The fact that it is online is incidental.


Do people really associate a brands reputation with the content of the site on which they may be advertising? Internet cynicism aside, I honestly don't think most people do because they understand how banner networks and keyword advertising work.

Example: On reddit there was an article about a boy who ordered McDonald's and ate it at the scene of the fatal accident he had caused. Later it was reported he had fled police custody and on the news site that reported this, a McDonald's commercial was featured prominently.

http://i34.tinypic.com/20ifms7.jpg

While seemingly inappropriate (and funny), it in no way reflects on the McDonald's brand.

Even if the case was Justin.tv and Nike:Just do it, I think that most people are sensible enough to see that it's just a case of coincidence.

Anyone who gets seriously offended or angry in these cases is most likely trolling for attention or is completely clueless as to how advertising works on the internet.

"wipe billions off the value of a brand"... really? come on!


"Do people really associate a brands reputation with the content of the site on which they may be advertising?"

Probably. There's overwhelming evidence (in general; not web specific - but I'm not aware of any research which shows it doesn't apply online) which shows advertising context is critical in market positioning.

Have a look at the Tesco-Levi lawsuit from a few years ago, Levi a premium jeans company sued Tesco a supermarket to prevent it selling Levi jeans, because putting premium jeans alongside vegtables damaged the exclusivity of the Levi brand.

While I appreciate the example is from a different context, I believe there's no reason that the same principle don't apply online.

Another way of looking at it - think about the following scenario: Say a consumer was looking at a porn site and it contained an advert for a dating service (called A), and later on the consumer looked at their church's website and it also had an advert for a dating service (called B). If you questioned the consumer about which dating service was more "wholesome" I'm willing to bet the consumer would pick B over A the vast majority of the time.


That's a pretty extreme case and wonderfully framed to back up your assertion, but even it is kinda wrong IMHO.

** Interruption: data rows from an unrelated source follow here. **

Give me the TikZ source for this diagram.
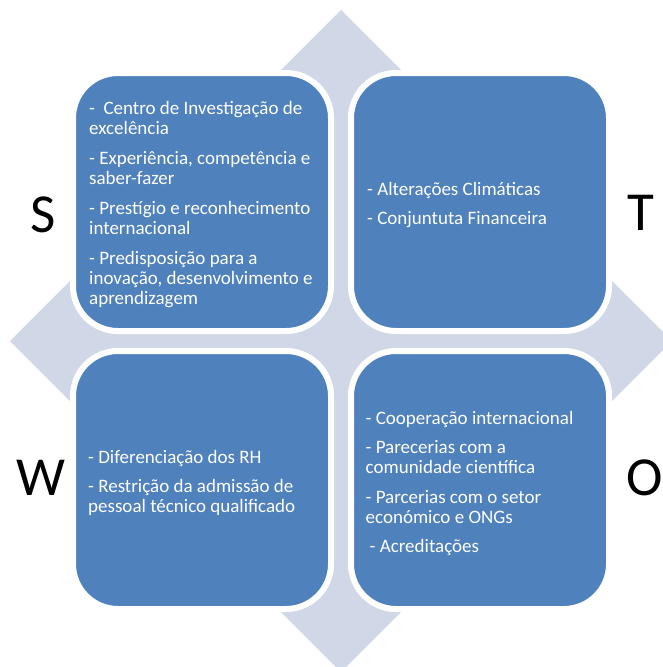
\documentclass[tikz,border=0pt]{standalone}
\usepackage{fontspec}
\setmainfont{Carlito}
\definecolor{boxblue}{HTML}{4F81BD}
\definecolor{diamondgrey}{HTML}{D0D8E8}

\begin{document}
\begin{tikzpicture}[x=1pt,y=-1pt,
  quad/.style={rectangle, rounded corners=45pt, minimum width=258pt,
    minimum height=258pt, fill=boxblue, draw=white, line width=6pt, inner sep=0pt},
  itemtext/.style={text=white, align=left, inner sep=0pt,
    font=\fontsize{19}{20}\selectfont},
  letter/.style={font=\fontsize{55}{60}\selectfont, text=black, inner sep=0pt}]
\useasboundingbox (0,0) rectangle (662,667);
\fill[white] (0,0) rectangle (662,667);

% background diamond, partly running off the page
\fill[diamondgrey] (341,10) -- (672,341) -- (341,672) -- (10,341) -- cycle;

% the four quadrants
\node[quad] (S) at (202,202) {};
\node[quad] (T) at (480,202) {};
\node[quad] (W) at (202,480) {};
\node[quad] (O) at (480,480) {};

% quadrant contents
\node[itemtext, anchor=west] (Stext) at ([xshift=19pt,yshift=-3pt]S.west)
  {-\ \ Centro de Investigação de\\excelência\\[10pt]
   - Experiência, competência e\\saber-fazer\\[10pt]
   - Prestígio e reconhecimento\\internacional\\[10pt]
   - Predisposição para a\\inovação, desenvolvimento e\\aprendizagem};
\node[itemtext, anchor=west] (Ttext) at ([xshift=19pt,yshift=-3pt]T.west)
  {- Alterações Climáticas\\[9pt]
   - Conjuntuta Financeira};
\node[itemtext, anchor=west] (Wtext) at ([xshift=18pt,yshift=-3pt]W.west)
  {- Diferenciação dos RH\\[9pt]
   - Restrição da admissão de\\pessoal técnico qualificado};
\node[itemtext, anchor=west] (Otext) at ([xshift=17.5pt,yshift=-3pt]O.west)
  {- Cooperação internacional\\[9pt]
   - Parecerias com a\\comunidade científica\\[10pt]
   - Parcerias com o setor\\económico e ONGs\\[9pt]
   \hspace{4pt}- Acreditações};

% side letters
\node[letter] (Sl) at (43,214.5) {S};
\node[letter] (Tl) at (641,212.5) {T};
\node[letter] (Wl) at (41,477.5) {W};
\node[letter] (Ol) at (645,477.5) {O};
\end{tikzpicture}
\end{document}
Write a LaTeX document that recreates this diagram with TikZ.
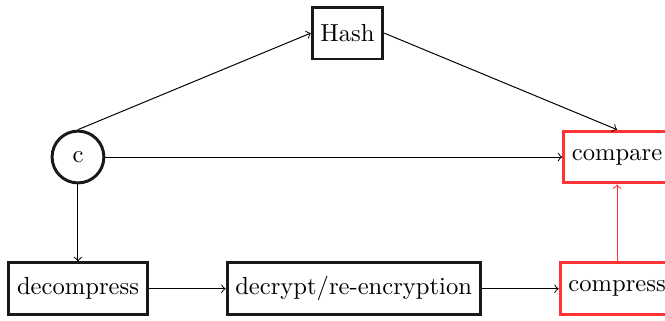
\documentclass[tikz,border=0pt]{standalone}
\usetikzlibrary{positioning,calc}
\begin{document}
\begin{tikzpicture}[node distance=1.1cm,
	box/.style={draw=black!90, very thick, minimum height=0.74cm},
	redbox/.style={draw=red!80, very thick, minimum height=0.74cm},
	roundnode/.style={circle, draw=black!90, very thick, minimum size=0.74cm}]
			\useasboundingbox (-1.114,-2.329) rectangle (8.386,2.243);
			\node[roundnode] (c) {c};
			\node[box, below=of c] (decompress) {decompress};
			\node[box, right=of decompress] (decrypt) {decrypt/re-encryption};
			\node[redbox, right=of decrypt] (compress) {compress};
			\node[redbox, above=of compress] (compare) {compare};
			\node[box] (hash) at ($(c)!0.5!(compare)+(0,1.77)$) {Hash};
			\draw[->] (c.north) -- (hash.west);
			\draw[->] (hash.east) -- (compare.north);
			\draw[->] (c.east) -- (compare.west);
			\draw[->] (c.south) -- (decompress.north);
			\draw[->] (decompress) -- (decrypt);
			\draw[->] (decrypt) -- (compress);
			\draw[->, red!80] (compress) -- (compare);
			\end{tikzpicture}
\end{document}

Dating sites in particular tend to promote the values their clients hold. If it's a dating site where "wholesome" is the clients primary value then advertising on a porn website would be detrimental, however a company like adultfriendfinder benefits greatly from advertising on porn websites.

What I assumed we were talking about was actual big brands like McDonald's or Nike. They, unlike dating sites, tend not to be as dependent on their customers moral values and so context isn't as important.


If you want a big company example look at what Burger King did to McDonalds in the late-70s/early-80s, BK decided to position themself in the adult burger market and move away from the childrens market. BK stopped running adverts during childrens tv.

McD's own adverts carried on running in between kids shows, the context of the ads (in contrast to those of BK) caused McD to seem like a childen's brand. This allowed BK to steal a massive chunk of McD's market share.

McD's own advert harmed the McD brand purely because of context.

While there were clearly other factors at play here, the context in which those adverts ran was a major contributing factor. You could see how the same could apply today with regards to adverts appearing on children's websites, etc.


That's true of traditional TV advertising, though I was under the apparently mistaken idea that internet advertising was what we were discussing.